There is need of it now, to state the obvious. And we find America to be self-blinded, stumbling, uncomprehending, and altogether incapable in this, a century of swift and momentous change.
Washington’s prevalent narcissism renders proper statecraft more or less impossible, as there has been, just as Boutros–Ghali astutely observed, no need of it for most of the past eight decades. And we cannot put this down to Donald Trump alone: This has been less obviously but just as true of the administrations that preceded his.
“[W]e find America to be self-blinded, stumbling, uncomprehending, and altogether incapable in this, a century of swift and momentous change.”
At this point the late-phase imperium is more or less entirely dependent on force as its mode of expression in the community of nations.
Parenthetically, this is how I read the Trump regime’s stunning decision to rename the Defense Department the War Department, just as it was called until 1949, when it was judged necessary to veil the arriving era of America’s imperial aggressions.

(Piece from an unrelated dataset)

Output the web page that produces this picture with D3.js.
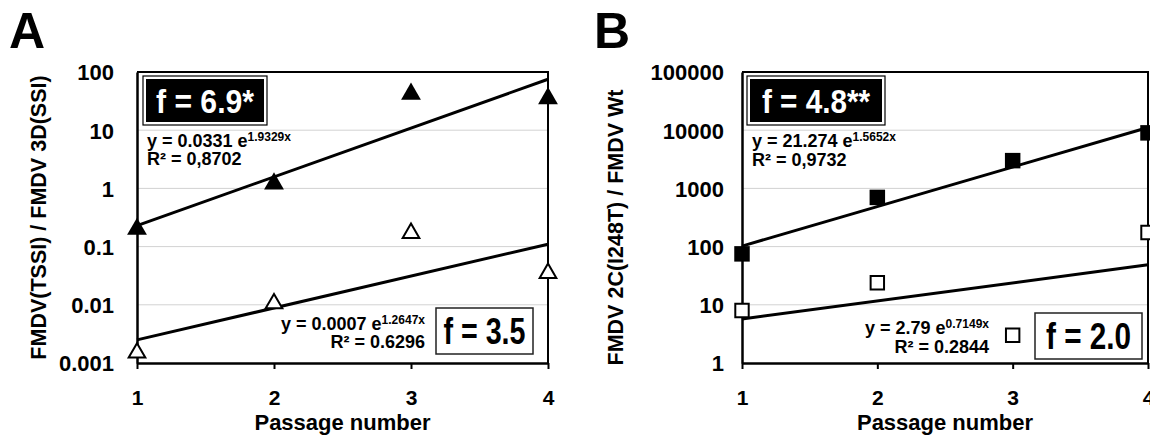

Military force, increasingly vicious varieties of coercion, sanctions that amount to collective punishment, in the case of Palestinians the refusal of visas: It is all Washington can think of doing as it responds so defensibly to the 21st century. It will, of course, lead nowhere but to further isolation and decline.
At a press conference in Beijing last Tuesday, as the days of diplomacy and celebration drew to a close, a correspondent asked Vladimir Putin what he thought of Trump’s “Say hello as they conspire against us” remark on Truth Social. The Russian president’s reply was a model of statesmanship and clear thinking:
“The president of the United States is not devoid of humor — everything is clear, everyone knows it well….
I can tell you, and I hope he will hear it as well: It may seem strange, but during these four days of negotiations, both informal and formal, no one has ever expressed any negative opinions about the current American administration….
The activities of the SCO and those of our partners, including our strategic partners, are not aimed at fighting anyone, but rather at finding the best ways to develop ourselves, our countries, our peoples, and our economies.”
It is a point that cannot be made too often, so commonly is it missed. The emergence of the non–West as a bloc of nations has not a shred of anti–Americanism in it. These nations would indeed welcome the United States, with its capital, its technologies, and so on, to participate fulsomely in building the new world order to which they are dedicated.
Only hegemons are unwelcome in this decidedly ecumenical undertaking. Only narcissists. Whether or not America can at last stop staring at its own reflection to see the world around it will determine its fate in our evolving century.